The Greatest Showman takes more than a few liberties with the life story of PT Barnum - founder of the circus that bore his name - but with Hugh Jackman in the title role and looking every inch the consummate showman, it scores points as an upbeat (and thoroughly cheesy) holiday entertainment.

During the course of a colourful career, Phineas Taylor Barnum was driven mostly by a desire to make money, and he achieved it by combining hype and hokum to hoodwink 19th-century audiences (or entertain them, depending on your perspective). In one form or another, his travelling circus, The Greatest Show On Earth, ran for about 150 years until it closed down for good earlier this year.

The film, directed by Michael Gracey from a script by Jenny Bicks and Bill Condon, is a heavily-sanitised version of reality. In essence, it's a costume spectacle and an album's worth of flashy, slickly-choreographed pop songs and power ballads by Benj Pasek and Justin Paul, the lyricists who did the same for La La Land (2016). Even though they feel a tad generic, the musical segments are central to the movie's feel-good core.

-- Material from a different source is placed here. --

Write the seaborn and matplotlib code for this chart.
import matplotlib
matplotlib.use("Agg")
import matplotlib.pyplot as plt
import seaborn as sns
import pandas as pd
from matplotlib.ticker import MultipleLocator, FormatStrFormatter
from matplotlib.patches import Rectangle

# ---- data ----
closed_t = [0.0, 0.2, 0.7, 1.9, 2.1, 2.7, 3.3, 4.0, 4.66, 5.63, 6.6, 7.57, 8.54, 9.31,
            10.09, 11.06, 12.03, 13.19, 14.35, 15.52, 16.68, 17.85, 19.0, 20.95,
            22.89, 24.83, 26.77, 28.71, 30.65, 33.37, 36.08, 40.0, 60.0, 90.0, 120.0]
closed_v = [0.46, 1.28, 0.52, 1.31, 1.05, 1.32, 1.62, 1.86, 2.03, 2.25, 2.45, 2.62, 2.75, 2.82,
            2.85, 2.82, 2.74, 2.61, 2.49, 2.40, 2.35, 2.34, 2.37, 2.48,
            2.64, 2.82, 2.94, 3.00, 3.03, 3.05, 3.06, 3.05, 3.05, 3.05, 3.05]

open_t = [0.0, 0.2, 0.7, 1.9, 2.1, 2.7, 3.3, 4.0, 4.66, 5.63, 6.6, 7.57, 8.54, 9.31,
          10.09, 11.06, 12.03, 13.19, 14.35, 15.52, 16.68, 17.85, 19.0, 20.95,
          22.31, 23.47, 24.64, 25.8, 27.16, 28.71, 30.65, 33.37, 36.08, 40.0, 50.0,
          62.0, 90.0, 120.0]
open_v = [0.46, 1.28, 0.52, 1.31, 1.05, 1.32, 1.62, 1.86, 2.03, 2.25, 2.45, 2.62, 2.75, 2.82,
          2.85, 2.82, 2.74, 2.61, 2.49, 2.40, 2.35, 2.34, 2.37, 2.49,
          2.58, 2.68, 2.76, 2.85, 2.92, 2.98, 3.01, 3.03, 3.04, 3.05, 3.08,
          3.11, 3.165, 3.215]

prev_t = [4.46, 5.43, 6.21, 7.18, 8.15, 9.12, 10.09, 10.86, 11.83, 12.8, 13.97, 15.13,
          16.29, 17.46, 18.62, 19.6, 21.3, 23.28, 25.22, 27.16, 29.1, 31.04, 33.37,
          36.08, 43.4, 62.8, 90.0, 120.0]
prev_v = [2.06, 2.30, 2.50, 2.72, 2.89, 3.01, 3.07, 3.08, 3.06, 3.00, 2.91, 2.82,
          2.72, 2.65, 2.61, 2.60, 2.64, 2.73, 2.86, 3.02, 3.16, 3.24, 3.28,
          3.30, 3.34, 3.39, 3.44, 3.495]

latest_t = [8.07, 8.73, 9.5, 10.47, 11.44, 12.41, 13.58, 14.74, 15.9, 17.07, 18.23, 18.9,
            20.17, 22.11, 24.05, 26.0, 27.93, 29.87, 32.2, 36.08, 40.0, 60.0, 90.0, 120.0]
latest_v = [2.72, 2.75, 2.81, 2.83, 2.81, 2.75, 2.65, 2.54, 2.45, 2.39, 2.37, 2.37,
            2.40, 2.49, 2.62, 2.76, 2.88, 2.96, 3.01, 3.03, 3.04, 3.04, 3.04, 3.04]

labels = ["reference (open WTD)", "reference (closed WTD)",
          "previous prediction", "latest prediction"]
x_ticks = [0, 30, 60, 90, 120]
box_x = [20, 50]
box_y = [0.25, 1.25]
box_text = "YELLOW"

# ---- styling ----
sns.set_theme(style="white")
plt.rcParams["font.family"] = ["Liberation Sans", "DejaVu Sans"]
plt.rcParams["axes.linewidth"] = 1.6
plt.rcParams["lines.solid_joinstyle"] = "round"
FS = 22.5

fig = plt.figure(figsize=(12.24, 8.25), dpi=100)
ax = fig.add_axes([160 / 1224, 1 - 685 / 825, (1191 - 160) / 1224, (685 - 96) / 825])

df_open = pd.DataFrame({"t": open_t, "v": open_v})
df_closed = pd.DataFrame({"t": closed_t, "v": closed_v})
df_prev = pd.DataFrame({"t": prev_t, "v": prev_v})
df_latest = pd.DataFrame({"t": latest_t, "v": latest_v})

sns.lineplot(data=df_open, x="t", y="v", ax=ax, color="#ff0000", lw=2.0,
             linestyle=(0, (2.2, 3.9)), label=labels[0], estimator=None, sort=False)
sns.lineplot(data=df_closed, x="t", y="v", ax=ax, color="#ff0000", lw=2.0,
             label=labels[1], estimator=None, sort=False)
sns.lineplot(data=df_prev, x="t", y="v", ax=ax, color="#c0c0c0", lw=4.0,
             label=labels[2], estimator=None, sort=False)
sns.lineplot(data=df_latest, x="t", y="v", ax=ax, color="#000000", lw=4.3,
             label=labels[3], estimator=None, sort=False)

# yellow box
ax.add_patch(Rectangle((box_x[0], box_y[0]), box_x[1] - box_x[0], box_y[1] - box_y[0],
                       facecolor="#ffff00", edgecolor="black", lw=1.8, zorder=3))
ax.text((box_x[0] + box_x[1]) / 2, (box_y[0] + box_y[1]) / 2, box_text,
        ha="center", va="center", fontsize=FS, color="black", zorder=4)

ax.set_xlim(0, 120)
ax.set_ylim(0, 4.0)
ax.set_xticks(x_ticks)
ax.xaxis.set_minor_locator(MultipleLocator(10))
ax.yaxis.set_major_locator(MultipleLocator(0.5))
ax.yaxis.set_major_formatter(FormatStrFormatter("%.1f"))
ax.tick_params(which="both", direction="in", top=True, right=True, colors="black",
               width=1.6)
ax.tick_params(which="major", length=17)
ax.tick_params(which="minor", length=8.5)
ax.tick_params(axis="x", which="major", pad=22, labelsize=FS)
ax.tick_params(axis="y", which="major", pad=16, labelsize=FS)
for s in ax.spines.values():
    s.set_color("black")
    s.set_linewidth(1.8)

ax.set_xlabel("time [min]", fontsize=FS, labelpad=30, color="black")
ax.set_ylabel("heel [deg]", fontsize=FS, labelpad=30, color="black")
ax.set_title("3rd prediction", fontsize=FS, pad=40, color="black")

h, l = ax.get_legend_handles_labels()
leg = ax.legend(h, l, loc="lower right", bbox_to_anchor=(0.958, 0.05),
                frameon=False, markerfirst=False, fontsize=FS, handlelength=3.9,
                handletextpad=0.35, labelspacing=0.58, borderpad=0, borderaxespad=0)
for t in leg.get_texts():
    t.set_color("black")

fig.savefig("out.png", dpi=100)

Barnum's ambitions are encapsulated in A Million Dreams, a catchy anthem where his younger self (played by Ellis Rubin) sings the opening verses before morphing into Jackman: Every night I lie in bed/ the brightest colours fill my head/ a million dreams are keeping me awake/ a million dreams for the world we're gonna make. Not exactly earth-shattering stuff, but perfect for a family sing-along.

Barnum is a poor tailor's son who meets Charity Hallett (Skylar Dunn as a child, Michelle Williams in grown-up form), his one true love whose wealthy father (Fredric Lehne) doesn't approve of her choice of a lower-class spouse. Naturally, the storyline calls for Barnum to prove him wrong, and to falter before he succeeds.

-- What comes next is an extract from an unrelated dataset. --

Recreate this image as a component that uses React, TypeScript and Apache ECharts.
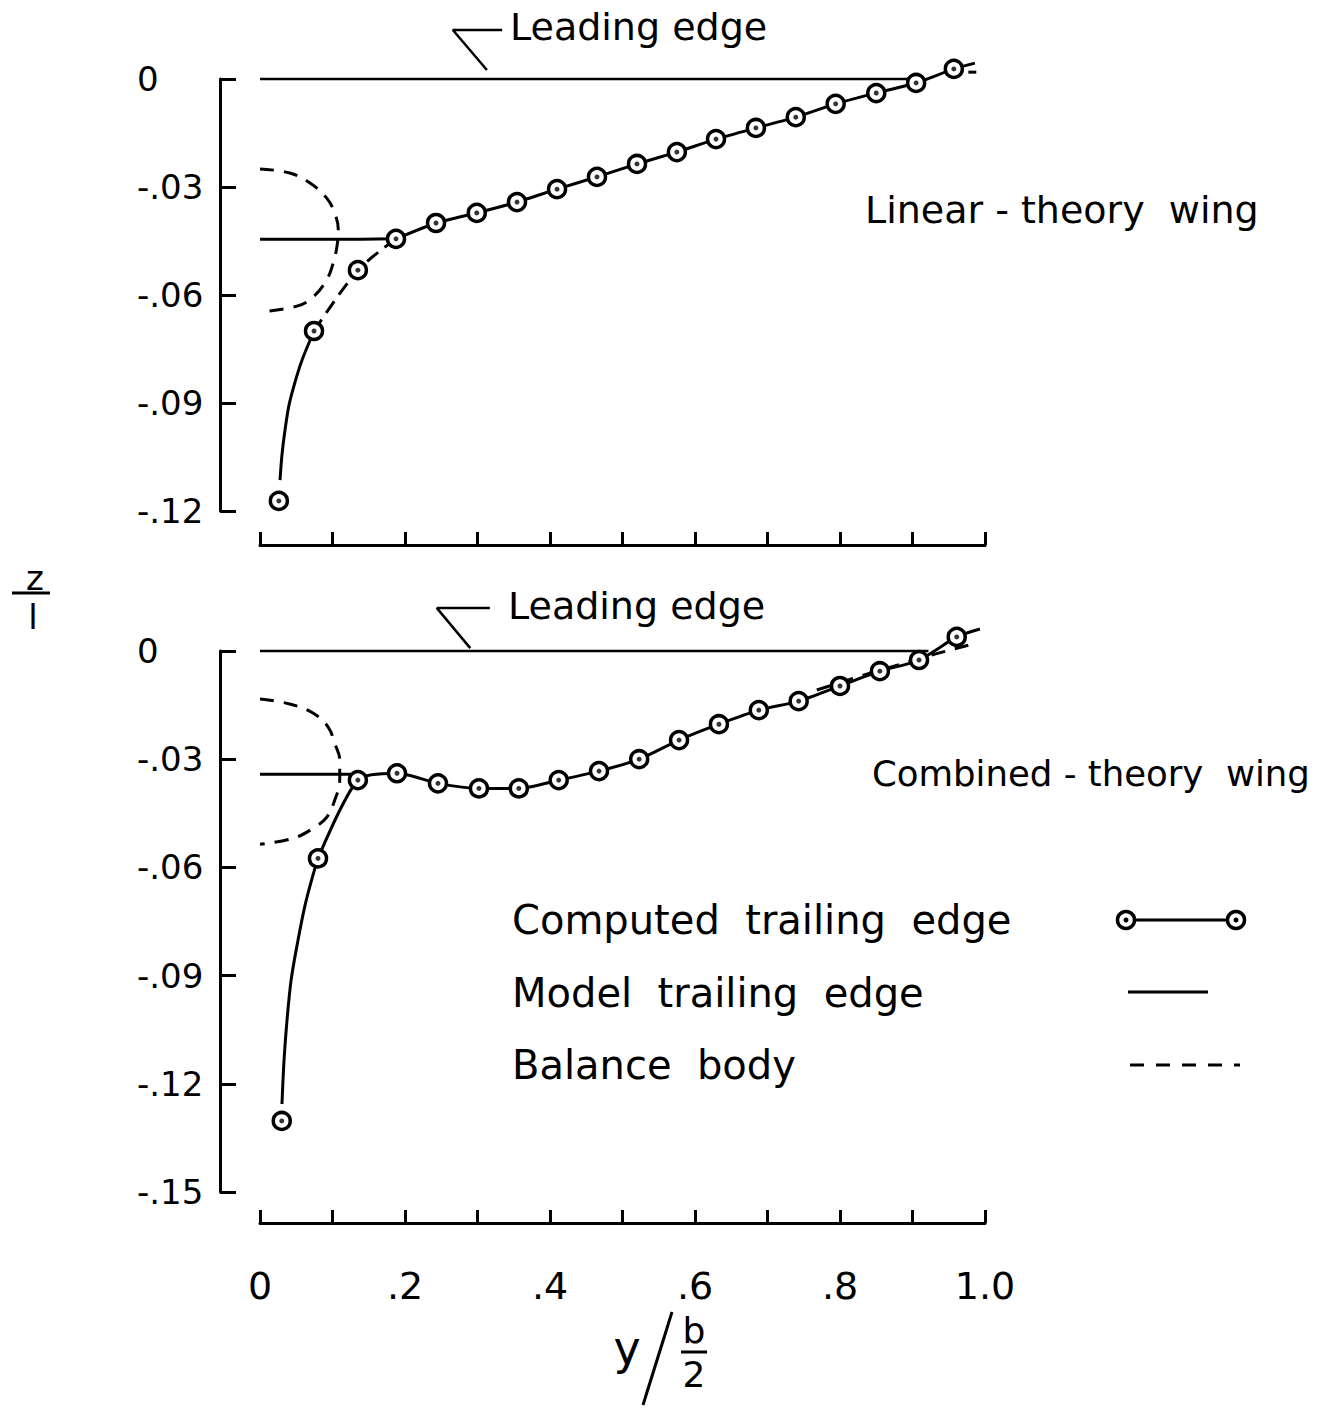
import React, { useEffect, useRef } from "react";
import * as echarts from "echarts";

// ---------- data ----------
const xTicks = [0, 0.1, 0.2, 0.3, 0.4, 0.5, 0.6, 0.7, 0.8, 0.9, 1.0];

// Upper panel: Linear-theory wing
const topSpan = [0.026, 0.0745, 0.135, 0.1876, 0.2428, 0.299, 0.3545, 0.4097, 0.4648, 0.52, 0.575, 0.629, 0.684, 0.739, 0.794, 0.85, 0.905, 0.957];
const topZ = [-0.1172, -0.07, -0.0531, -0.0444, -0.04, -0.0372, -0.0342, -0.0306, -0.0272, -0.0236, -0.0203, -0.0167, -0.0136, -0.0106, -0.0069, -0.0039, -0.0011, 0.0028];
const topCurveSpan = [0.0276, 0.0303, 0.0345, 0.04, 0.0483, 0.0579];
const topCurveZ = [-0.1114, -0.1044, -0.0975, -0.0906, -0.0842, -0.0781];
const topModelSpan = [0, 0.14, 0.188];
const topModelZ = [-0.0445, -0.0445, -0.0444];
const topBodySpan = [0, 0.041, 0.069, 0.092, 0.103, 0.108, 0.106, 0.101, 0.092, 0.073, 0.051, 0];
const topBodyZ = [-0.025, -0.0261, -0.0289, -0.0331, -0.0372, -0.0419, -0.0467, -0.0511, -0.0558, -0.0606, -0.0631, -0.0647];
const topTipSolid = [0.986, 0.0044];
const topTipDashSpan = [0.977, 0.988];
const topTipDashZ = [0.0019, 0.0019];
const topLeadingEnd = 0.895;
const topLeaderSpan = [0.313, 0.266, 0.334];
const topLeaderZ = [0.0025, 0.0136, 0.0136];

// Lower panel: Combined-theory wing
const botSpan = [0.03, 0.08, 0.135, 0.189, 0.2455, 0.302, 0.357, 0.412, 0.4676, 0.523, 0.578, 0.633, 0.688, 0.743, 0.8, 0.855, 0.909, 0.961];
const botZ = [-0.1303, -0.0575, -0.0358, -0.0339, -0.0367, -0.0381, -0.0381, -0.0358, -0.0333, -0.03, -0.0247, -0.0203, -0.0164, -0.0139, -0.0097, -0.0056, -0.0025, 0.0039];
const botCurveSpan = [0.0303, 0.0331, 0.0372, 0.0428, 0.051, 0.062, 0.0717];
const botCurveZ = [-0.1256, -0.1136, -0.1025, -0.0914, -0.0817, -0.0706, -0.0631];
const botModelSpan = [0, 0.134];
const botModelZ = [-0.0342, -0.0342];
const botBodySpan = [0, 0.041, 0.073, 0.094, 0.103, 0.11, 0.11, 0.103, 0.092, 0.073, 0.046, 0];
const botBodyZ = [-0.0133, -0.0147, -0.0172, -0.0211, -0.0256, -0.0303, -0.0358, -0.0414, -0.0461, -0.0492, -0.0519, -0.0536];
const botTipSolid = [0.993, 0.0061];
const botDashSpan = [0.768, 0.829, 0.879, 0.932, 0.988];
const botDashZ = [-0.0108, -0.0069, -0.0039, -0.0008, 0.0022];
const botLeadingEnd = 0.922;
const botLeaderSpan = [0.29, 0.244, 0.317];
const botLeaderZ = [0.0008, 0.0119, 0.0119];

const legendLabels = ["Computed  trailing  edge", "Model  trailing  edge", "Balance  body"];

// ---------- helpers ----------
const zip = (xs: number[], ys: number[]) => xs.map((x, i) => [x, ys[i]]);
const FONT = "DejaVu Sans";
const BLACK = "#000";

const lineSeries = (name: string, data: number[][], gi: number, opts: any = {}) => ({
  name,
  type: "line",
  xAxisIndex: gi,
  yAxisIndex: gi,
  data,
  showSymbol: false,
  symbol: "none",
  clip: false,
  silent: true,
  smooth: opts.smooth ?? false,
  lineStyle: { color: BLACK, width: opts.width ?? 3, type: opts.dash ?? "solid" },
  z: 2,
});

const markerSeries = (name: string, data: number[][], gi: number) => [
  {
    name,
    type: "scatter",
    xAxisIndex: gi,
    yAxisIndex: gi,
    data,
    clip: false,
    symbol: "circle",
    symbolSize: 17,
    itemStyle: { color: "#fff", borderColor: BLACK, borderWidth: 3.5, opacity: 1 },
    z: 5,
  },
  {
    name: name + " centre",
    type: "scatter",
    xAxisIndex: gi,
    yAxisIndex: gi,
    data,
    clip: false,
    symbol: "circle",
    symbolSize: 5,
    itemStyle: { color: BLACK },
    z: 6,
  },
];

const yFmt = (v: number) => (Math.abs(v) < 1e-9 ? "0" : "-" + Math.abs(v).toFixed(2).replace(/^0/, ""));
const xFmt = (v: number) => {
  const n = Math.round(v * 10);
  if (n % 2 !== 0) return "";
  if (n === 0) return "0";
  if (n === 10) return "1.0";
  return "." + n;
};

const makeYAxis = (gi: number, min: number) => ({
  gridIndex: gi,
  type: "value",
  min,
  max: 0,
  interval: 0.03,
  offset: 40,
  axisLine: { show: true, onZero: false, lineStyle: { color: BLACK, width: 3 } },
  axisTick: { show: true, inside: true, length: 16, lineStyle: { color: BLACK, width: 3 } },
  axisLabel: { show: true, formatter: yFmt, align: "left", margin: 83, color: BLACK, fontSize: 34, fontFamily: FONT },
  splitLine: { show: false },
});

const makeXAxis = (gi: number, offset: number, labels: boolean) => ({
  gridIndex: gi,
  type: "value",
  min: 0,
  max: 1,
  interval: xTicks[1] - xTicks[0],
  offset,
  axisLine: { show: true, onZero: false, lineStyle: { color: BLACK, width: 3 } },
  axisTick: { show: true, inside: true, length: 13, lineStyle: { color: BLACK, width: 3 } },
  axisLabel: { show: labels, formatter: xFmt, margin: 44, color: BLACK, fontSize: 38, fontFamily: FONT },
  splitLine: { show: false },
});

const txt = (text: string, x: number, y: number, size: number, align = "left") => ({
  type: "text",
  x,
  y,
  silent: true,
  style: {
    text,
    fill: BLACK,
    fontSize: size,
    fontFamily: FONT,
    textAlign: align,
    align,
    textVerticalAlign: "middle",
    verticalAlign: "middle",
  },
});

const seg = (x1: number, y1: number, x2: number, y2: number, w = 3, dash?: number[]) => ({
  type: "line",
  silent: true,
  shape: { x1, y1, x2, y2 },
  style: { stroke: BLACK, lineWidth: w, lineDash: dash },
});

export default function App() {
  const ref = useRef<HTMLDivElement>(null);

  useEffect(() => {
    document.body.style.margin = "0";
    if (!ref.current) return;
    const chart = echarts.init(ref.current, null, { renderer: "svg" });

    const topPts = zip(topSpan, topZ);
    const botPts = zip(botSpan, botZ);

    const series: any[] = [
      // ---- top panel ----
      lineSeries("Leading edge (linear)", [[0, 0], [topLeadingEnd, 0]], 0, { width: 2.5 }),
      lineSeries("Leader (linear)", zip(topLeaderSpan, topLeaderZ), 0, { width: 2.5 }),
      lineSeries("Model trailing edge (linear)", zip(topModelSpan, topModelZ), 0, { smooth: 0.3 }),
      lineSeries("Balance body (linear)", zip(topBodySpan, topBodyZ), 0, { smooth: 0.4, dash: [14, 10] }),
      lineSeries("Computed inner (linear)", [...zip(topCurveSpan, topCurveZ), topPts[1]], 0, { smooth: 0.3 }),
      lineSeries("Computed near body (linear)", topPts.slice(1, 4), 0, { smooth: 0.3, dash: [14, 8] }),
      lineSeries("Computed outer (linear)", [...topPts.slice(3), topTipSolid], 0, { smooth: 0.2 }),
      lineSeries("Tip dash (linear)", zip(topTipDashSpan, topTipDashZ), 0, {}),
      ...markerSeries("Computed trailing edge (linear)", topPts, 0),
      // ---- bottom panel ----
      lineSeries("Leading edge (combined)", [[0, 0], [botLeadingEnd, 0]], 1, { width: 2.5 }),
      lineSeries("Leader (combined)", zip(botLeaderSpan, botLeaderZ), 1, { width: 2.5 }),
      lineSeries("Model trailing edge (combined)", zip(botModelSpan, botModelZ), 1, {}),
      lineSeries("Balance body (combined)", zip(botBodySpan, botBodyZ), 1, { smooth: 0.4, dash: [14, 10] }),
      lineSeries("Computed inner (combined)", [...zip(botCurveSpan, botCurveZ), botPts[1]], 1, { smooth: 0.3 }),
      lineSeries("Computed outer (combined)", [...botPts.slice(1), botTipSolid], 1, { smooth: 0.25 }),
      lineSeries("Model tip dashed (combined)", zip(botDashSpan, botDashZ), 1, { dash: [14, 10] }),
      ...markerSeries("Computed trailing edge (combined)", botPts, 1),
    ];

    const graphic: any[] = [
      txt("Leading edge", 510, 27, 38),
      txt("Linear - theory  wing", 865, 210, 38),
      txt("Leading edge", 508, 606, 38),
      txt("Combined - theory  wing", 872, 773, 35.5),
      txt(legendLabels[0], 512, 920, 40),
      txt(legendLabels[1], 512, 993, 40),
      txt(legendLabels[2], 512, 1065, 40),
      // legend keys
      seg(1136, 920, 1226, 920, 3),
      { type: "circle", silent: true, shape: { cx: 1126, cy: 920, r: 8.5 }, style: { fill: "#fff", stroke: BLACK, lineWidth: 3.5 } },
      { type: "circle", silent: true, shape: { cx: 1126, cy: 920, r: 2.5 }, style: { fill: BLACK } },
      { type: "circle", silent: true, shape: { cx: 1236, cy: 920, r: 8.5 }, style: { fill: "#fff", stroke: BLACK, lineWidth: 3.5 } },
      { type: "circle", silent: true, shape: { cx: 1236, cy: 920, r: 2.5 }, style: { fill: BLACK } },
      seg(1128, 992, 1208, 992, 3),
      seg(1130, 1065, 1240, 1065, 3, [14, 12]),
      // y-axis title z / l
      txt("z", 35, 578, 34, "center"),
      seg(12, 593, 50, 593, 3),
      txt("l", 33, 617, 34, "center"),
      // x-axis title y / (b/2)
      txt("y", 627, 1348, 46, "center"),
      seg(643, 1405, 672, 1312, 3),
      txt("b", 694, 1330, 36, "center"),
      seg(681, 1352, 707, 1352, 3),
      txt("2", 694, 1374, 36, "center"),
    ];

    chart.setOption({
      animation: false,
      backgroundColor: "#fff",
      textStyle: { fontFamily: FONT },
      grid: [
        { left: 260, width: 725, top: 79, height: 432, containLabel: false },
        { left: 260, width: 725, top: 651, height: 541, containLabel: false },
      ],
      xAxis: [makeXAxis(0, 34, false), makeXAxis(1, 31, true)],
      yAxis: [makeYAxis(0, -0.12), makeYAxis(1, -0.15)],
      series,
      graphic,
    });

    return () => chart.dispose();
  }, []);

  return <div ref={ref} style={{ width: 1325, height: 1409 }} />;
}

First, he starts a museum filled with wax models.

"I think you have too many dead things in the museum, Daddy," said Caroline (Austyn Johnson), the older of his two young daughters. "You need something sensational."

Barnum's eureka moment comes when he recruits human curiosities and society's outcasts to generate public interest (or shock audiences). There's a bearded lady (Keala Settle), a cynical dwarf (Sam Humphrey) and African-American trapeze artists, the brother-sister pair of Anne and WD Wheeler (Zendaya and Yahya Abdul-Mateen).

Despite the reluctance of New York society and a humourless theatre critic (Paul Sparks) to accept his crass "circus" acts, Barnum's show becomes a mainstream hit.

In an effort to gain respectability, he teams up with Phillip Carlyle (Zac Efron), a playwright from the right side of the tracks who serves as Anne's love interest. There are further distractions for Barnum along the way, the most prominent of them being Jenny Lind (Rebecca Ferguson), a Swedish opera star who threatens to sing her way into his heart, and bankrupt him as well.

The film's pop music sensibility notwithstanding, The Greatest Showman lacks real characters and a convincing narrative, flagging considerably whenever there's a break in musical numbers. Despite Jackman's best efforts, Showman is standard holiday fare: easily consumed and even more easily forgotten.